AASU Meets Assam Speaker With 'Definition' of Assamese
An Assamese??
NEW DELHI: Amidst recent debate surrounding the definition of an ‘Assamese’, the All Assam Students’ Union(AASU) along with a group of 26 other ethnic bodies met the Assembly Speaker, Pranab Gogoi and notified him about their consensus on those who should be provided constitutional safeguards and seat reservations in local bodies, the State Assembly and the Parliament.
Considering the prevalent process of assimilation and keeping in mind India’s independence, all those people who have their names in the National Register of Citizens (NRC) prepared on the basis of the first census of independent India in 1951, regardless of which caste, community, religion, language or tribes they belong to are indigenous Assamese and should be provided constitutional safeguards and 100% seat reservation as per the clause 6 of the Assam Accord, the delegation told Gogoi on March 21.
Clause 6 of the Assam Accord signed in 1985 makes it absolutely necessary to define who is an Assamese ,for, constitutional, legislative and administrative safeguards are to be provided to only to the Assamese people.
The Speaker assured the delegation that the issue would be comprehensively discussed including the points raised by them in a meeting to be held on March 29, in the ongoing budget session of the Assembly.
Meanwhile, the Asom Jatiyatabadi Yuva Chatra Parishad (AJYCP) also raised the issue and emphasised that instead of confusing the people about the definition of a “Assamese”, the government should start providing constitutional safeguards should to thee indigenous communities as defined by the United Nations.
"The fresh debate about who is an 'Assamese' is a ploy by the Assam government to create confusion among different indigenous communities for political purpose. 'Assamese' is a greater community comprising different ethnic groups and is the outcome of continuous convergence of socio-political and cultural life.
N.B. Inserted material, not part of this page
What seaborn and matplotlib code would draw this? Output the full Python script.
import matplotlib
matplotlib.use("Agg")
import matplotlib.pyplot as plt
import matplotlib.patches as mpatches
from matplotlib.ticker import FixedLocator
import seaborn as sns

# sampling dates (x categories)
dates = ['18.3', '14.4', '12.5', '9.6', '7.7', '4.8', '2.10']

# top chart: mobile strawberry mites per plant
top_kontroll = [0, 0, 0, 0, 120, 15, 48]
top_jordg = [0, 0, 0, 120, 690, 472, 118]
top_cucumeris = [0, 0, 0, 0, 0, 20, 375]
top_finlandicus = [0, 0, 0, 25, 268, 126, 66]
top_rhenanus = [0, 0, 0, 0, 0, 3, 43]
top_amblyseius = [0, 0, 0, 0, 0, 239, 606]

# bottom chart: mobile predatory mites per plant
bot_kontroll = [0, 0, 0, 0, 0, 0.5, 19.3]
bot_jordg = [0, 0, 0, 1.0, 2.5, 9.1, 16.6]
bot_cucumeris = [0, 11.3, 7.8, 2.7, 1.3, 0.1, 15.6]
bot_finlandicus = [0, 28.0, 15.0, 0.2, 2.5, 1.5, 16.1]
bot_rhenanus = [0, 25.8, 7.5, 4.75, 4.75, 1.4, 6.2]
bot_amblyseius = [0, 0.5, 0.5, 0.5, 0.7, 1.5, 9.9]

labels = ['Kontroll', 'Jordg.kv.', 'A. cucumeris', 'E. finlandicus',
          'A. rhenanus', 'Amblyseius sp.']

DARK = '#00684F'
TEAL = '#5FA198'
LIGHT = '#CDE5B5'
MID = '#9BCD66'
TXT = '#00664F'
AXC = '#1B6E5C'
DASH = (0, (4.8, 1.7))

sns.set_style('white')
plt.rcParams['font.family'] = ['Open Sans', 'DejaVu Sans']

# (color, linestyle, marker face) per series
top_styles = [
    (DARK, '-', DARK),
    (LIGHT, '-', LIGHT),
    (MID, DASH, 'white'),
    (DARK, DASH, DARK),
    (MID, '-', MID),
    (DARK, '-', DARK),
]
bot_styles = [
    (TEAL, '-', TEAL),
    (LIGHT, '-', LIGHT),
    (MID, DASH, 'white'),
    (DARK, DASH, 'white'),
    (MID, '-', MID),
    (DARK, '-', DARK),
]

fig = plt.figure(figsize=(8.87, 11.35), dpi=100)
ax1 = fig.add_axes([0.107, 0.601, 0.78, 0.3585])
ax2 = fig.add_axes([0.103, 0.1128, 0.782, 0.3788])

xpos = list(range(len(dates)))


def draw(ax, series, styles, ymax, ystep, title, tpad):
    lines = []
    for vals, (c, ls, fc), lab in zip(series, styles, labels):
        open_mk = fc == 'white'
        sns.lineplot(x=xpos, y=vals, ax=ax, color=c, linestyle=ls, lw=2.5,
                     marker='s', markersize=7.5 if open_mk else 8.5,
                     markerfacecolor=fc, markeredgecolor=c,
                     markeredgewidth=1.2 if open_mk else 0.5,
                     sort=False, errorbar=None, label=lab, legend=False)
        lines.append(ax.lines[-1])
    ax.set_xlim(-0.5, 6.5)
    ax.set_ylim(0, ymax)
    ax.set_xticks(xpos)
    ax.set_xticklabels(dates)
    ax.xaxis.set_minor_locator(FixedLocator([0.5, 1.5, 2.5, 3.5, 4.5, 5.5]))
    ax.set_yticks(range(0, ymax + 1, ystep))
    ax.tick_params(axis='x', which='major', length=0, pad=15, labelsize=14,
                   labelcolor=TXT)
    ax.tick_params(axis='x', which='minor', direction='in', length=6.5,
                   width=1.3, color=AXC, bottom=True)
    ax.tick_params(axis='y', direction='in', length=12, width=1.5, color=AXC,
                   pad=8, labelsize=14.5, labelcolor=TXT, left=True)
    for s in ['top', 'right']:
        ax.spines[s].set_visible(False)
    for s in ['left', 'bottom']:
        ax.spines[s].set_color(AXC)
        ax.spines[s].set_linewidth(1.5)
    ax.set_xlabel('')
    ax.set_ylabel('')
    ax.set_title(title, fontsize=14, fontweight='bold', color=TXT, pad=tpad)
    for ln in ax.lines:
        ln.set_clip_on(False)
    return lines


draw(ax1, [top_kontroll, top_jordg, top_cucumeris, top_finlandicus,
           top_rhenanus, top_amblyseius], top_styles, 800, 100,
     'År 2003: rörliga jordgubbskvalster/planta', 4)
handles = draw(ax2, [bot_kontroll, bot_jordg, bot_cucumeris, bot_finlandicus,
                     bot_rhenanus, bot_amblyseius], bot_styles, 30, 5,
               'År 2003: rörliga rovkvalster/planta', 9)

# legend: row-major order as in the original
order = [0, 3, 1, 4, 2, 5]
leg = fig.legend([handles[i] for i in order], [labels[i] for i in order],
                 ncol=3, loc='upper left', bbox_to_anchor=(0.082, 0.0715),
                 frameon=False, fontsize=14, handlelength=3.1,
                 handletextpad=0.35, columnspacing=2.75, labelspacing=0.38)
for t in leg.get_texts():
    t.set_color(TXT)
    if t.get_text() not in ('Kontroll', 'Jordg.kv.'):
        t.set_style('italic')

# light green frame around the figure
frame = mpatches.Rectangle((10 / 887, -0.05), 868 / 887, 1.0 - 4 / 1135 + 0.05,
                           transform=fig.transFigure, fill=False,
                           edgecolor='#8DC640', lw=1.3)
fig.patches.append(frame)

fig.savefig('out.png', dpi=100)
Defining an 'Assamese' by a law or a timeframe cannot be the right way. The most important issue is constitutional safeguards for the indigenous groups as defined by the UN. Instead of doing that, our government is trying to confuse different ethnic groups," AJYCP president Manoj Baruah told the media in Guwahati on Saturday.
Baruah stated that the UN has clearly defined "indigenous community" as those having a historical continuity with pre-invasion and pre-colonial society that developed in their territories, consider themselves distinct from other sectors of the society now prevailing in those territories or parts of them.
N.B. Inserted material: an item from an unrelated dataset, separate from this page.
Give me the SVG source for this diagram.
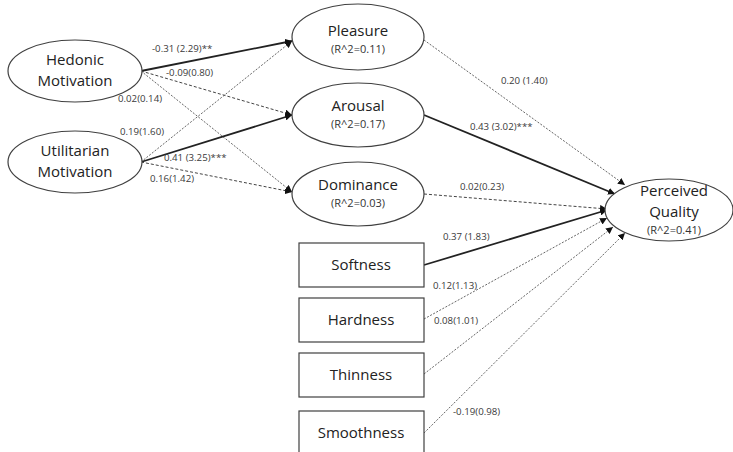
<svg xmlns="http://www.w3.org/2000/svg" width="733" height="452" viewBox="0 0 733 452">
<defs>
<marker id="ah" viewBox="0 0 10 10" refX="10" refY="5" markerWidth="7" markerHeight="7" markerUnits="userSpaceOnUse" orient="auto">
<path d="M0,0 L10,5 L0,10 z" fill="#111"/>
</marker>
</defs>
<style>
.node{fill:#fff;stroke:#404040;stroke-width:1.2}
.nt{font-family:"Open Sans","Liberation Sans",sans-serif;font-size:15px;fill:#222;text-anchor:middle}
.rt{font-family:"Open Sans","Liberation Sans",sans-serif;font-size:11px;fill:#333;text-anchor:middle}
.lb{font-family:"Open Sans","Liberation Sans",sans-serif;font-size:9.7px;fill:#3a3a3a}
.solid{stroke:#222;stroke-width:1.8;fill:none}
.dash{stroke:#444;stroke-width:1;stroke-dasharray:3 2;fill:none}
.dot{stroke:#555;stroke-width:0.9;stroke-dasharray:2 1.5;fill:none}
</style>
<rect width="733" height="452" fill="#fff"/>
<g id="connectors">
<line class="solid" x1="141" y1="71" x2="292" y2="41" marker-end="url(#ah)"/>
<line class="dash" x1="141" y1="71" x2="292" y2="115" marker-end="url(#ah)"/>
<line class="dot" x1="141" y1="71" x2="292" y2="192" marker-end="url(#ah)"/>
<line class="dot" x1="141" y1="162" x2="292" y2="41" marker-end="url(#ah)"/>
<line class="solid" x1="141" y1="162" x2="292" y2="115" marker-end="url(#ah)"/>
<line class="dash" x1="141" y1="162" x2="292" y2="192" marker-end="url(#ah)"/>
<line class="dot" x1="424" y1="40" x2="625" y2="185" marker-end="url(#ah)"/>
<line class="solid" x1="424" y1="115" x2="615" y2="194" marker-end="url(#ah)"/>
<line class="dash" x1="424" y1="194" x2="607" y2="209" marker-end="url(#ah)"/>
<line class="solid" x1="424" y1="265" x2="607" y2="210" marker-end="url(#ah)"/>
<line class="dot" x1="424" y1="319" x2="607" y2="218" marker-end="url(#ah)"/>
<line class="dot" x1="424" y1="374" x2="613" y2="227" marker-end="url(#ah)"/>
<line class="dot" x1="424" y1="433" x2="625" y2="233" marker-end="url(#ah)"/>
<text class="lb" x="152" y="52">-0.31 (2.29)**</text>
<text class="lb" x="166" y="76">-0.09(0.80)</text>
<text class="lb" x="118" y="102">0.02(0.14)</text>
<text class="lb" x="120" y="135">0.19(1.60)</text>
<text class="lb" x="164" y="161">0.41 (3.25)***</text>
<text class="lb" x="150" y="182">0.16(1.42)</text>
<text class="lb" x="501" y="84">0.20 (1.40)</text>
<text class="lb" x="470" y="130">0.43 (3.02)***</text>
<text class="lb" x="460" y="190">0.02(0.23)</text>
<text class="lb" x="443" y="240">0.37 (1.83)</text>
<text class="lb" x="433" y="289">0.12(1.13)</text>
<text class="lb" x="434" y="324">0.08(1.01)</text>
<text class="lb" x="453" y="415">-0.19(0.98)</text>
</g>
<g id="hedonic">
<ellipse class="node" cx="75" cy="71" rx="67" ry="31"/>
<text class="nt" x="75" y="65">Hedonic</text>
<text class="nt" x="75" y="86">Motivation</text>
</g>
<g id="utilitarian">
<ellipse class="node" cx="75" cy="162" rx="67" ry="31"/>
<text class="nt" x="75" y="156">Utilitarian</text>
<text class="nt" x="75" y="177">Motivation</text>
</g>
<g id="pleasure">
<ellipse class="node" cx="358" cy="37" rx="66" ry="33"/>
<text class="nt" x="358" y="36">Pleasure</text>
<text class="rt" x="358" y="53">(R^2=0.11)</text>
</g>
<g id="arousal">
<ellipse class="node" cx="358" cy="115" rx="66" ry="32"/>
<text class="nt" x="358" y="111">Arousal</text>
<text class="rt" x="358" y="128">(R^2=0.17)</text>
</g>
<g id="dominance">
<ellipse class="node" cx="358" cy="194" rx="66" ry="32"/>
<text class="nt" x="358" y="190">Dominance</text>
<text class="rt" x="358" y="207">(R^2=0.03)</text>
</g>
<g id="perceived-quality">
<ellipse class="node" cx="669" cy="210" rx="64" ry="31"/>
<text class="nt" x="674" y="196">Perceived</text>
<text class="nt" x="674" y="217">Quality</text>
<text class="rt" x="674" y="234">(R^2=0.41)</text>
</g>
<g id="softness">
<rect class="node" x="299" y="243" width="125" height="44"/>
<text class="nt" x="361" y="270">Softness</text>
</g>
<g id="hardness">
<rect class="node" x="299" y="298" width="125" height="44"/>
<text class="nt" x="361" y="325">Hardness</text>
</g>
<g id="thinness">
<rect class="node" x="299" y="353" width="125" height="44"/>
<text class="nt" x="361" y="380">Thinness</text>
</g>
<g id="smoothness">
<rect class="node" x="299" y="411" width="125" height="50"/>
<text class="nt" x="361" y="438">Smoothness</text>
</g>
</svg>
He added “Definition of an indigenous people cannot be decided by any individual or an organisation on their own. It is an internationally-accepted definition”.
The Tarun Gogoi government recently informed the Assam Assembly that the government has been unable to finalise the definition of an “Assamese” yet and as a result, can’t implement the clause 6 of the Assam, Accord which provides constitutional, legislative and administrative safeguards for the Assamese people. This led to a fresh debate over the question- who is an Assamese.